As one of the last companies in the world to make silverware by hand, Jaronski & Vaugoin has 200 different models in its range. Jean-Paul Vaugoin likes to talk about these and other unusual parts of the tableware. Because there's pretty much something for everything, from the grapefruit spoon to oyster fork and even a chicken drumstick holder – all made from silver. Production still takes place today in a historic workshop in the 7th district. And not only historic pieces, but also modern creations by designers like Thomas Feichtner or Sebastian Menschhorn. Jean-Paul Vaugoin is especially proud of a replica of the famous Saliera by Benvenuto Cellini in silver (the original is in gold). The replica was made in 1969 in Vienna as a gift for a state visit by Queen Elizabeth II.
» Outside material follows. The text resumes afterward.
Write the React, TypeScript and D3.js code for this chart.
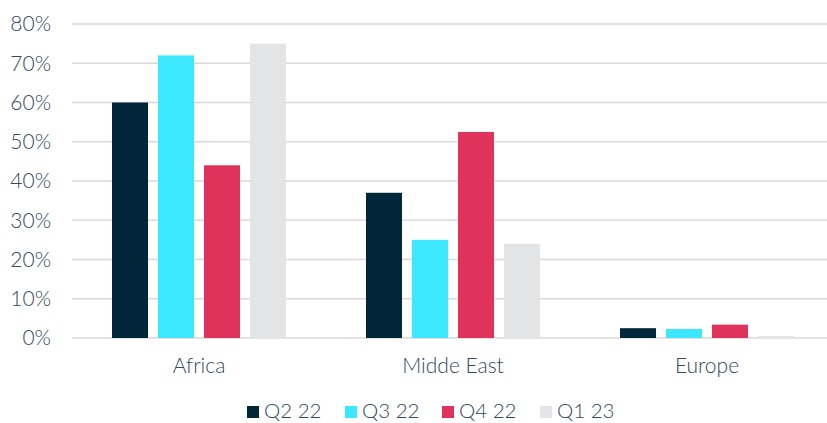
import * as d3 from 'd3';
import { useEffect, useRef } from "react";

const regions = ['Africa', 'Midde East', 'Europe'];
const quarters = ['Q2 22', 'Q3 22', 'Q4 22', 'Q1 23'];
const q2_22 = [60, 37, 2.5];
const q3_22 = [72, 25, 2.3];
const q4_22 = [44, 52.5, 3.4];
const q1_23 = [75, 24, 0.5];
const yTicks = [0, 10, 20, 30, 40, 50, 60, 70, 80];

const seriesValues = [q2_22, q3_22, q4_22, q1_23];
const colors = ['#01263A', '#3DE8FF', '#E0335B', '#E3E4E6'];

const WIDTH = 827;
const HEIGHT = 423;
const TEXT_COLOR = '#33495C';

export default function App() {
    const ref = useRef(null);
    useEffect(() => {
        if (!ref.current) return;
        const svg = d3.select(ref.current);
        svg.selectAll("*").remove();

        // plot area runs a bit past the right edge of the picture
        const left = 72, right = 834, top = 24, bottom = 338;

        const x0 = d3.scaleBand<string>().domain(regions).range([left, right]).padding(0);
        const x1 = d3.scaleBand<string>().domain(quarters)
            .range([40, 214])
            .paddingInner(0.217)
            .paddingOuter(0);
        const y = d3.scaleLinear().domain([0, 80]).range([bottom, top]);

        // gridlines
        svg.append('g')
            .selectAll('line')
            .data(yTicks)
            .enter()
            .append('line')
            .attr('x1', left)
            .attr('x2', right)
            .attr('y1', d => y(d))
            .attr('y2', d => y(d))
            .attr('stroke', '#D9D9D9')
            .attr('stroke-width', 1.5);

        svg.append('g')
            .selectAll('text')
            .data(yTicks)
            .enter()
            .append('text')
            .attr('x', 51)
            .attr('y', d => y(d))
            .attr('dy', '0.35em')
            .attr('text-anchor', 'end')
            .attr('fill', TEXT_COLOR)
            .text(d => `${d}%`);

        // bars
        const groups = svg.append('g')
            .selectAll('g')
            .data(regions)
            .enter()
            .append('g')
            .attr('transform', d => `translate(${x0(d)},0)`);

        groups.selectAll('rect')
            .data((_, i) => quarters.map((q, s) => ({ q, s, v: seriesValues[s][i] })))
            .enter()
            .append('rect')
            .attr('x', d => x1(d.q)!)
            .attr('width', x1.bandwidth())
            .attr('y', d => y(d.v))
            .attr('height', d => bottom - y(d.v))
            .attr('fill', d => colors[d.s]);

        // category labels
        svg.append('g')
            .selectAll('text')
            .data(regions)
            .enter()
            .append('text')
            .attr('x', d => x0(d)! + x0.bandwidth() / 2)
            .attr('y', 373)
            .attr('text-anchor', 'middle')
            .attr('fill', TEXT_COLOR)
            .text(d => d);

        // legend
        const legendX = [247, 345, 442, 540];
        const legend = svg.append('g')
            .selectAll('g')
            .data(quarters)
            .enter()
            .append('g')
            .attr('transform', (_, i) => `translate(${legendX[i]},411)`);
        legend.append('rect')
            .attr('x', 0)
            .attr('y', -5)
            .attr('width', 12)
            .attr('height', 12)
            .attr('fill', (_, i) => colors[i]);
        legend.append('text')
            .attr('x', 17)
            .attr('y', 0)
            .attr('dy', '0.36em')
            .attr('fill', TEXT_COLOR)
            .style('font-size', '20.5px')
            .text(d => d);
    }, []);

    return (
        <svg ref={ref} width={WIDTH} height={HEIGHT}
            style={{ position: 'absolute', left: 0, top: 0, fontFamily: 'Lato, sans-serif', fontWeight: 300, fontSize: '21px' }}></svg>
    );
}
Video with Jean-Paul Vaugoin on the steel punches of silversmiths Jarosinski & Vaugoin
Bespoke shoes from Scheer: Timeless elegance
Scheer has been famous for its hand-made bespoke shoes since 1816. And not just any old shoes. In 1873, the company was awarded at the Vienna World's Fair and soon afterwards appointed the status of Imperial and Royal Court Purveyor. Today, the company is under the seventh-generation management of Markus Scheer. Elegant bespoke shoes for ladies and gentlemen are made here according to an old shoemaking art. Production by hand takes 60 hours per shoe. A free, highly professional cleaning service is included, for which customers send their shoes to Vienna – even from as far away as Japan. The shoe trees of Emperor Franz Joseph and other prominent clients are stored in the beautiful, historic store.
Tip: To mark the 150th anniversary of the World's Fair, Scheer is also showing the medal of merit and display cases from 1873 in his sales rooms from the beginning of January 2023.